= Dera Ismail Khan cricket team =

Cricket team

Dera Ismail Khan was a first-class cricket team in Pakistan from the town of Dera Ismail Khan in the south of Khyber Pakhtunkhwa province. In 1964–65, in its first first-class match, it suffered the biggest defeat in the history of first-class cricket.

==1964–65 season==

Dera Ismail Khan had been scheduled to play in the Quaid-i-Azam Trophy in 1963–64, but withdrew shortly before the competition began.

Having previously played in the non-first-class preliminary rounds of the Ayub Trophy, Dera Ismail Khan was among the teams that made their first-class debuts when in 1964-65 all matches in the Ayub Trophy were classified as first-class.

In Dera Ismail Khan's first match, a three-day game against Railways at the Railways Moghalpura Institute Ground in Lahore, Railways won the toss and batted. They declared early on the third day at 910 for 6. They then dismissed Dera Ismail Khan for 32 and 27, in a total of 28 overs, thus winning by an innings and 851 runs. For all eleven Dera Ismail Khan players it was their only first-class match.

Dera Ismail Khan were scheduled to play a match in the Quaid-i-Azam Trophy later that season, and another in the Ayub Trophy in 1965–66, but they conceded both matches to their opponents without playing.

==1980s==
For the 1983–84 season the BCCP Patron's Trophy (the successor to the Ayub Trophy) was expanded, and Dera Ismail Khan returned to first-class cricket. Over the next three seasons the team played 10 matches, losing nine (eight of them by an innings) and drawing one.

In 10 of their 19 innings they failed to reach 100. Their only total over 150 came in their last game, when they made 214 against Hazara in a rain-ruined draw. In this match Sardar Badshah made the team's highest score of 65.

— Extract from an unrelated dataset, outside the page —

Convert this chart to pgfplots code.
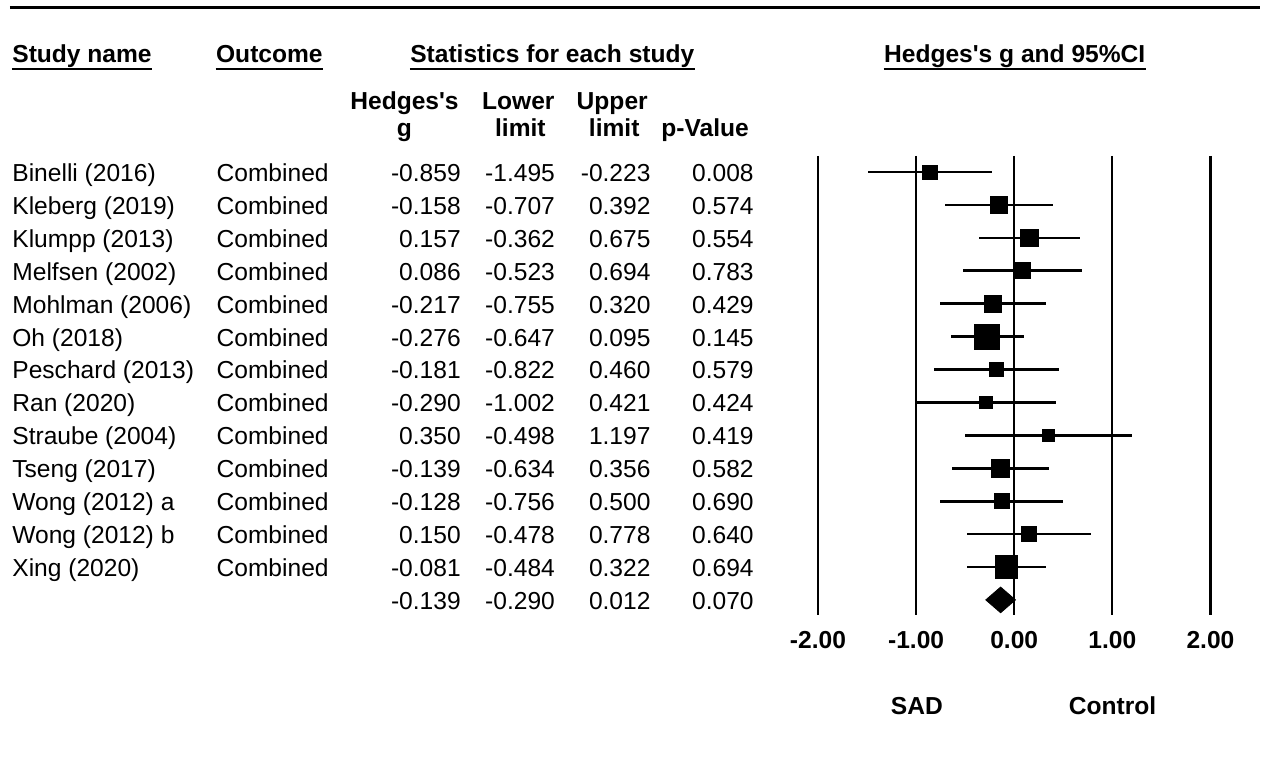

The captain in all 10 matches was Arif Khattak. He was also their highest run-scorer and wicket-taker, with 268 runs at 14.88 and 14 wickets at 25.64. His 5 for 46 against Rawalpindi in 1983-84 was the only instance of a Dera Ismail Khan bowler taking five wickets in an innings in a national domestic tournament. Khattak was the only player to take part in all of Dera Ismail Khan's matches.

==Current status==
In 1986-87 the authorities again rearranged the structure of first-class cricket in Pakistan and Dera Ismail Khan dropped out.

The team has continued to play at sub-first-class level. Currently it takes part in the Inter-District Senior Tournament, a three-day national competition.

Dera Ismail Khan did not play any home games when it had first-class status. It now plays its home matches at Gomal University New Campus Ground and the Dera Ismail Khan Cricket Stadium.